The industry believes they have to switch over before July 31, since revenue sharing begins from August 1. If this is so, the industry has just three weeks to take a decision which could make or break an operator's future.
There are many complex issues involved which operators have to consider before taking the plunge into revenue sharing. The industry is uncertain over the actual percentage of revenue share that may be determined by the Telecom Regulatory Authority of India (Trai).
"We are walking into the scheme blindly as we do not yet know what percentage TraiI will impose on us," a telecom chief executive said.
A major uncertainty in the private sector is on interpretation of the policy if even one of the two operators in a cellular circle decides to stick to the licence-fee structure. Since itwould mean continuation of the duopoly system, will the government allow entry of Mahanagar Telephone Nigam Ltd (MTNL) or other prospective operators in metro or non-metro circles in such a scenario?
The government plans to begin with an interim revenue share of 15 per cent of the gross revenues till Trai decides on the details of the revenue-sharing arrangement. What the government has, however, not clarified is whether this 15 per cent would include the inter-connection charges the cellular operators owe to MTNL or the department of telecommunications, operators said.
There is no indication on the entry-fee structure to be put in place for new entrants.
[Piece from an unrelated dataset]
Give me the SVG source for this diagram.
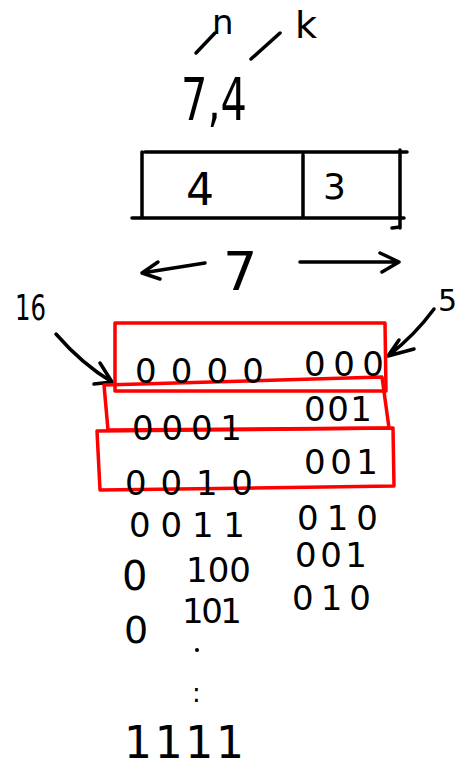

Since Trai is expected to take some time before taking a final decision, the industry feels the government should have come out with some interim entry-fee structure just as it decided to begin with an interim revenue share of 15 per cent.
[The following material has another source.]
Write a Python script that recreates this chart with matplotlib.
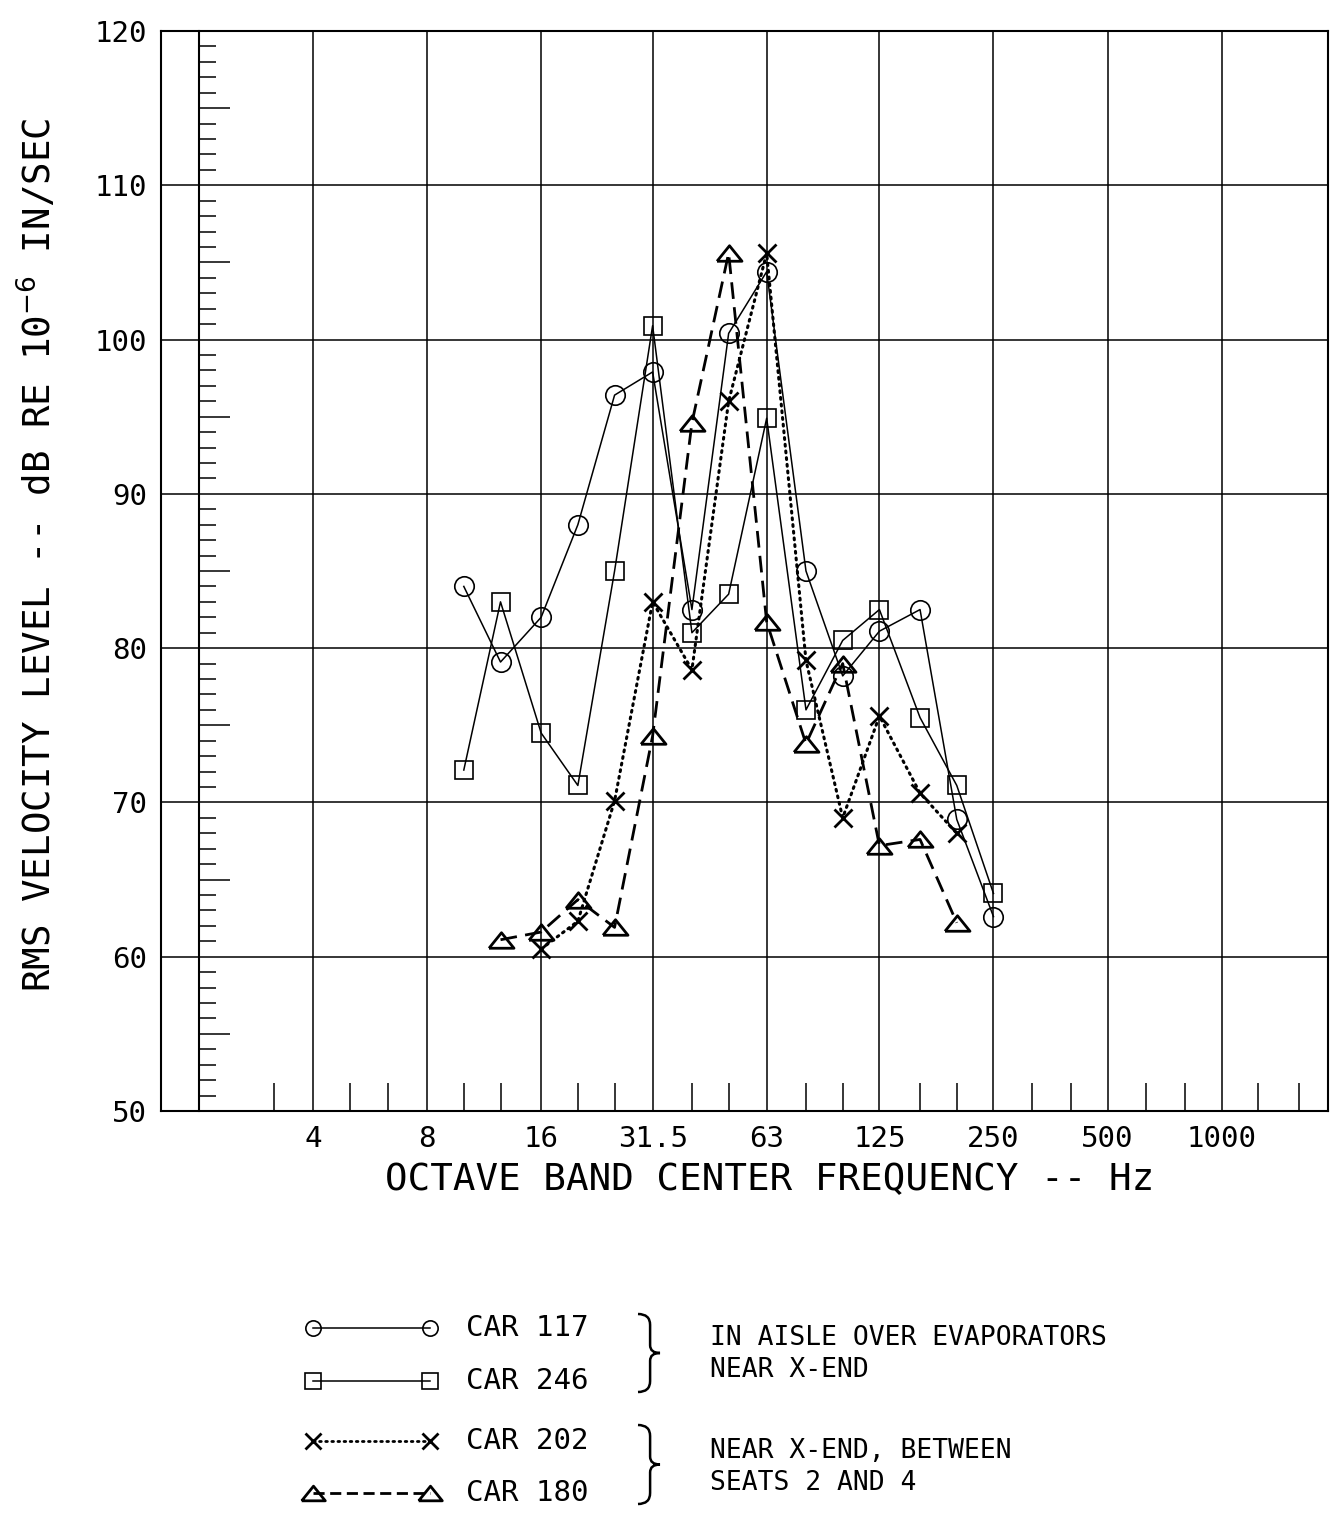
import numpy as np
import matplotlib.pyplot as plt
from matplotlib.path import Path
from matplotlib.patches import PathPatch

plt.rcParams['font.family'] = ['DejaVu Sans Mono', 'DejaVu Sans']

# one-third octave band centres (Hz)
freqs = [10, 12.5, 16, 20, 25, 31.5, 40, 50, 63, 80, 100, 125, 160, 200, 250]
car117 = [84.0, 79.1, 82.0, 88.0, 96.4, 97.9, 82.5, 100.4, 104.4, 85.0, 78.2, 81.1, 82.5, 68.9, 62.6]
car246 = [72.1, 83.0, 74.5, 71.1, 85.0, 100.9, 81.0, 83.5, 94.9, 76.0, 80.5, 82.5, 75.5, 71.1, 64.1]
freqs202 = [16, 20, 25, 31.5, 40, 50, 63, 80, 100, 125, 160, 200]
car202 = [60.5, 62.3, 70.1, 83.0, 78.6, 96.0, 105.6, 79.2, 69.0, 75.6, 70.6, 68.0]
freqs180 = [12.5, 16, 20, 25, 31.5, 40, 50, 63, 80, 100, 125, 160, 200]
car180 = [61.1, 61.6, 63.7, 61.9, 74.3, 94.6, 105.6, 81.7, 73.8, 79.0, 67.2, 67.6, 62.2]

octave_ticks = [4, 8, 16, 31.5, 63, 125, 250, 500, 1000]
octave_labels = ['4', '8', '16', '31.5', '63', '125', '250', '500', '1000']
third_ticks = [3.15, 5, 6.3, 10, 12.5, 20, 25, 40, 50, 80, 100, 160, 200,
               315, 400, 630, 800, 1250, 1600]
db_ticks = [50, 60, 70, 80, 90, 100, 110, 120]

tri = [(-1, -0.62), (1, -0.62), (0, 0.62), (-1, -0.62)]

fig = plt.figure(figsize=(13.31, 15.15), dpi=100)
W, H = 1331, 1515
ax = fig.add_axes([161 / W, 1 - 1111 / H, (1328 - 161) / W, (1111 - 31) / H])

ax.set_xscale('log', base=2)
ax.set_xlim(1.588, 1909)
ax.set_ylim(50, 120)

ax.set_xticks(octave_ticks, octave_labels)
ax.set_xticks(third_ticks, minor=True)
ax.xaxis.set_minor_formatter(plt.NullFormatter())
ax.set_yticks(db_ticks)
ax.tick_params(axis='both', which='major', length=0, labelsize=21, pad=10)
ax.tick_params(axis='x', which='major', labelsize=21)
ax.tick_params(axis='x', which='minor', direction='in', length=20, width=1.1,
               color='black')
ax.grid(True, which='major', color='black', lw=1.1)
for s in ax.spines.values():
    s.set_linewidth(1.5)

# inner scale line at 2 Hz carrying the 1 dB ticks
sec = ax.secondary_yaxis((199 - 161) / (1328 - 161))
sec.set_yticks([v for v in range(55, 120, 10)])
sec.set_yticks([v for v in range(51, 120) if v % 5], minor=True)
sec.yaxis.set_minor_formatter(plt.NullFormatter())
sec.tick_params(which='both', direction='in', labelleft=False, width=1.1, color='black')
sec.tick_params(which='major', length=22)
sec.tick_params(which='minor', length=12)
sec.spines['left'].set_linewidth(1.5)

ax.plot(freqs, car117, color='black', lw=1.1, marker='o', ms=14, mfc='none', mew=1.2, zorder=3)
ax.plot(freqs, car246, color='black', lw=1.1, marker='s', ms=13, mfc='none', mew=1.2, zorder=3)
ax.plot(freqs202, car202, color='black', lw=2.2, ls=(0, (0.6, 1.6)), dash_capstyle='round',
        marker='x', ms=13, mew=2.0, zorder=3)
ax.plot(freqs180, car180, color='black', lw=2.0, ls=(0, (6, 3)),
        marker=tri, ms=18, mfc='none', mew=2.0, zorder=3)

fig.text(770 / W, 1 - 1180 / H, 'OCTAVE BAND CENTER FREQUENCY -- Hz',
         ha='center', va='center', fontsize=27)
fig.text(38 / W, 1 - 555 / H, r'RMS VELOCITY LEVEL -- dB RE 10$^{-6}$ IN/SEC',
         ha='center', va='center', rotation=90, fontsize=27)

# key below the plot, laid out in pixel units
lax = fig.add_axes([0, 0, 1, 1])
lax.set_xlim(0, W)
lax.set_ylim(H, 0)
lax.axis('off')

keys = [
    ('CAR 117', 1328, dict(lw=1.1, marker='o', ms=11, mfc='none', mew=1.2)),
    ('CAR 246', 1381, dict(lw=1.1, marker='s', ms=11, mfc='none', mew=1.2)),
    ('CAR 202', 1441, dict(lw=2.0, ls=(0, (0.6, 1.6)), dash_capstyle='round',
                           marker='x', ms=12, mew=2.0)),
    ('CAR 180', 1493, dict(lw=2.0, ls=(0, (4, 2)), marker=tri, ms=17, mfc='none', mew=2.0)),
]
for label, y, style in keys:
    lax.plot([313, 430], [y, y], color='black', **style)
    lax.text(466, y, label, ha='left', va='center', fontsize=21)


def brace(x0, yt, yb, w):
    ym = (yt + yb) / 2
    h = yb - yt
    xm = x0 + w * 0.55
    verts = [(x0, yt), (xm, yt), (xm, yt + h * 0.14),
             (xm, ym - h * 0.1),
             (xm, ym), (x0 + w, ym),
             (xm, ym), (xm, ym + h * 0.1),
             (xm, yb - h * 0.14),
             (xm, yb), (x0, yb)]
    codes = [Path.MOVETO, Path.CURVE3, Path.CURVE3,
             Path.LINETO,
             Path.CURVE3, Path.CURVE3,
             Path.CURVE3, Path.CURVE3,
             Path.LINETO,
             Path.CURVE3, Path.CURVE3]
    lax.add_patch(PathPatch(Path(verts, codes), fill=False, lw=1.8, color='black'))


brace(638, 1314, 1392, 22)
brace(638, 1425, 1504, 22)

lax.text(710, 1338, 'IN AISLE OVER EVAPORATORS', ha='left', va='center', fontsize=19)
lax.text(710, 1370, 'NEAR X-END', ha='left', va='center', fontsize=19)
lax.text(710, 1451, 'NEAR X-END, BETWEEN', ha='left', va='center', fontsize=19)
lax.text(710, 1483, 'SEATS 2 AND 4', ha='left', va='center', fontsize=19)

fig.savefig('out.png', dpi=100, facecolor='white')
Above all, the 15 per cent interim revenue share has not found many takers in the non-metro circles. Since thecost of setting up infrastructure in the big circles like Bihar, UP, Rajasthan, MP, Orissa and Maharashtra is far higher than the metros, it would not have been improper to have a differential revenue-sharing arrangement for the metro and non-metro circles. For instance, metro operators could have been charged higher revenue share than operators in some large circles.
Telecom experts also cite the instance of difference in the cost of setting up a network in the north-east and a place like Delhi will also have to be taken into account while finalising the percentage.
Another issue is the future revenue streams. The present Rs 600 rental and the tariffs are based on the high licence fee which the operators have to shell out per subscriber. With the shift to revenue share and introduction of multipoly, competition will hot up resulting in lowering of tariffs.
Operators say that this coupled with introduction of the calling-party principle, which will make incoming calls free, will lead to a decrease inrevenues. If this scenario comes true, some operators which have low licence fees may prefer to keep away from revenue sharing.